YOUR GOAL →
Pictures in the data below are not part of the copy; transcribe everything else exactly.

DATA EXTRACT →
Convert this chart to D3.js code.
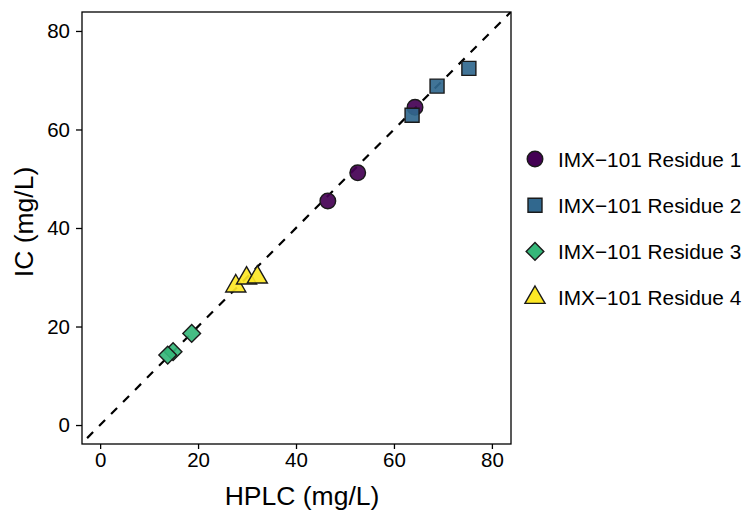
<!DOCTYPE html>
<html>
<head>
<meta charset="utf-8">
<script src="https://cdn.jsdelivr.net/npm/d3@7"></script>
<style>
  body { margin: 0; background: #fff; }
  svg text { font-family: "Liberation Sans", Arial, sans-serif; }
</style>
</head>
<body>
<svg width="747" height="510"></svg>
<script>
// data
const seriesNames = ["IMX\u2212101 Residue 1", "IMX\u2212101 Residue 2", "IMX\u2212101 Residue 3", "IMX\u2212101 Residue 4"]
const seriesColors = ["#440154", "#31688E", "#35B779", "#FDE725"]
const seriesShapes = ["circle", "square", "diamond", "triangle"]
const hplc1 = [46.5, 52.6, 64.3], ic1 = [45.5, 51.2, 64.5]
const hplc2 = [63.7, 68.8, 75.3], ic2 = [62.9, 68.8, 72.4]
const hplc3 = [18.7, 14.9, 13.8], ic3 = [18.6, 14.9, 14.2]
const hplc4 = [27.7, 29.9, 32.1], ic4 = [28.2, 29.8, 30.0]
const xTicks = [0, 20, 40, 60, 80]
const yTicks = [0, 20, 40, 60, 80]

const series = [[hplc1, ic1], [hplc2, ic2], [hplc3, ic3], [hplc4, ic4]]

let svg = d3.select("svg")
//panel
let L = 82, T = 12, R = 511, B = 444
let x = d3.scaleLinear().domain([-3.7, 83.9]).range([L, R])
let y = d3.scaleLinear().domain([-3.85, 83.85]).range([B, T])

//axes
let gx = svg.append("g").attr("transform", `translate(0,${B})`)
  .call(d3.axisBottom(x).tickValues(xTicks).tickSize(5).tickPadding(3))
let gy = svg.append("g").attr("transform", `translate(${L},0)`)
  .call(d3.axisLeft(y).tickValues(yTicks).tickSize(6).tickPadding(6))
;[gx, gy].forEach(g => {
  g.select(".domain").remove()
  g.selectAll(".tick line").attr("stroke", "#000").attr("stroke-width", 1.3)
  g.selectAll(".tick text").attr("fill", "#000").attr("font-size", 20.5)
})

//clip + dashed identity line
svg.append("clipPath").attr("id", "clip").append("rect")
  .attr("x", L).attr("y", T).attr("width", R - L).attr("height", B - T)
svg.append("line").attr("clip-path", "url(#clip)")
  .attr("x1", x(-10)).attr("y1", y(-10)).attr("x2", x(90)).attr("y2", y(90))
  .attr("stroke", "#000").attr("stroke-width", 2.2).attr("stroke-dasharray", "8.5 8.5")

//symbols
const sym = {
  circle: d3.symbol().type(d3.symbolCircle).size(Math.PI * 7.8 * 7.8),
  square: d3.symbol().type(d3.symbolSquare).size(14 * 14),
  diamond: d3.symbol().type(d3.symbolSquare).size(12.5 * 12.5),
  triangle: d3.symbol().type(d3.symbolTriangle).size(175)
}
const rot = s => s == "diamond" ? " rotate(45)" : ""

let pts = svg.append("g")
series.forEach((s, k) => {
  let data = s[0].map((v, i) => [v, s[1][i]])
  pts.selectAll(null).data(data).enter().append("path")
    .attr("d", sym[seriesShapes[k]]())
    .attr("transform", d => `translate(${x(d[0])},${y(d[1])})${rot(seriesShapes[k])}`)
    .attr("fill", seriesColors[k]).attr("fill-opacity", 0.92)
    .attr("stroke", "#1a1a1a").attr("stroke-width", 1.4)
})

//panel border
svg.append("rect").attr("x", L).attr("y", T).attr("width", R - L).attr("height", B - T)
  .attr("fill", "none").attr("stroke", "#000").attr("stroke-width", 1.3)

//axis titles
svg.append("text").attr("x", 302).attr("y", 505).attr("text-anchor", "middle")
  .attr("font-size", 26.5).text("HPLC (mg/L)")
svg.append("text").attr("transform", `translate(33,222) rotate(-90)`)
  .attr("text-anchor", "middle").attr("font-size", 26.5).text("IC (mg/L)")

//legend
let lg = svg.append("g")
seriesNames.forEach((n, k) => {
  let cy = 159 + k * 46.2
  lg.append("path").attr("d", sym[seriesShapes[k]]())
    .attr("transform", `translate(535,${cy})${rot(seriesShapes[k])}`)
    .attr("fill", seriesColors[k]).attr("stroke", "#1a1a1a").attr("stroke-width", 1.4)
  lg.append("text").attr("x", 558).attr("y", cy + 7.5).attr("font-size", 20.8).text(n)
})
</script>
</body>
</html>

WRITTEN ANSWER →
Convert this chart to D3.js code.
<!DOCTYPE html>
<html>
<head>
<meta charset="utf-8">
<script src="https://cdn.jsdelivr.net/npm/d3@7"></script>
<style>
  body { margin: 0; background: #fff; }
  svg text { font-family: "Liberation Sans", Arial, sans-serif; }
</style>
</head>
<body>
<svg width="747" height="510"></svg>
<script>
// data
const seriesNames = ["IMX\u2212101 Residue 1", "IMX\u2212101 Residue 2", "IMX\u2212101 Residue 3", "IMX\u2212101 Residue 4"]
const seriesColors = ["#440154", "#31688E", "#35B779", "#FDE725"]
const seriesShapes = ["circle", "square", "diamond", "triangle"]
const hplc1 = [46.5, 52.6, 64.3], ic1 = [45.5, 51.2, 64.5]
const hplc2 = [63.7, 68.8, 75.3], ic2 = [62.9, 68.8, 72.4]
const hplc3 = [18.7, 14.9, 13.8], ic3 = [18.6, 14.9, 14.2]
const hplc4 = [27.7, 29.9, 32.1], ic4 = [28.2, 29.8, 30.0]
const xTicks = [0, 20, 40, 60, 80]
const yTicks = [0, 20, 40, 60, 80]

const series = [[hplc1, ic1], [hplc2, ic2], [hplc3, ic3], [hplc4, ic4]]

let svg = d3.select("svg")
//panel
let L = 82, T = 12, R = 511, B = 444
let x = d3.scaleLinear().domain([-3.7, 83.9]).range([L, R])
let y = d3.scaleLinear().domain([-3.85, 83.85]).range([B, T])

//axes
let gx = svg.append("g").attr("transform", `translate(0,${B})`)
  .call(d3.axisBottom(x).tickValues(xTicks).tickSize(5).tickPadding(3))
let gy = svg.append("g").attr("transform", `translate(${L},0)`)
  .call(d3.axisLeft(y).tickValues(yTicks).tickSize(6).tickPadding(6))
;[gx, gy].forEach(g => {
  g.select(".domain").remove()
  g.selectAll(".tick line").attr("stroke", "#000").attr("stroke-width", 1.3)
  g.selectAll(".tick text").attr("fill", "#000").attr("font-size", 20.5)
})

//clip + dashed identity line
svg.append("clipPath").attr("id", "clip").append("rect")
  .attr("x", L).attr("y", T).attr("width", R - L).attr("height", B - T)
svg.append("line").attr("clip-path", "url(#clip)")
  .attr("x1", x(-10)).attr("y1", y(-10)).attr("x2", x(90)).attr("y2", y(90))
  .attr("stroke", "#000").attr("stroke-width", 2.2).attr("stroke-dasharray", "8.5 8.5")

//symbols
const sym = {
  circle: d3.symbol().type(d3.symbolCircle).size(Math.PI * 7.8 * 7.8),
  square: d3.symbol().type(d3.symbolSquare).size(14 * 14),
  diamond: d3.symbol().type(d3.symbolSquare).size(12.5 * 12.5),
  triangle: d3.symbol().type(d3.symbolTriangle).size(175)
}
const rot = s => s == "diamond" ? " rotate(45)" : ""

let pts = svg.append("g")
series.forEach((s, k) => {
  let data = s[0].map((v, i) => [v, s[1][i]])
  pts.selectAll(null).data(data).enter().append("path")
    .attr("d", sym[seriesShapes[k]]())
    .attr("transform", d => `translate(${x(d[0])},${y(d[1])})${rot(seriesShapes[k])}`)
    .attr("fill", seriesColors[k]).attr("fill-opacity", 0.92)
    .attr("stroke", "#1a1a1a").attr("stroke-width", 1.4)
})

//panel border
svg.append("rect").attr("x", L).attr("y", T).attr("width", R - L).attr("height", B - T)
  .attr("fill", "none").attr("stroke", "#000").attr("stroke-width", 1.3)

//axis titles
svg.append("text").attr("x", 302).attr("y", 505).attr("text-anchor", "middle")
  .attr("font-size", 26.5).text("HPLC (mg/L)")
svg.append("text").attr("transform", `translate(33,222) rotate(-90)`)
  .attr("text-anchor", "middle").attr("font-size", 26.5).text("IC (mg/L)")

//legend
let lg = svg.append("g")
seriesNames.forEach((n, k) => {
  let cy = 159 + k * 46.2
  lg.append("path").attr("d", sym[seriesShapes[k]]())
    .attr("transform", `translate(535,${cy})${rot(seriesShapes[k])}`)
    .attr("fill", seriesColors[k]).attr("stroke", "#1a1a1a").attr("stroke-width", 1.4)
  lg.append("text").attr("x", 558).attr("y", cy + 7.5).attr("font-size", 20.8).text(n)
})
</script>
</body>
</html>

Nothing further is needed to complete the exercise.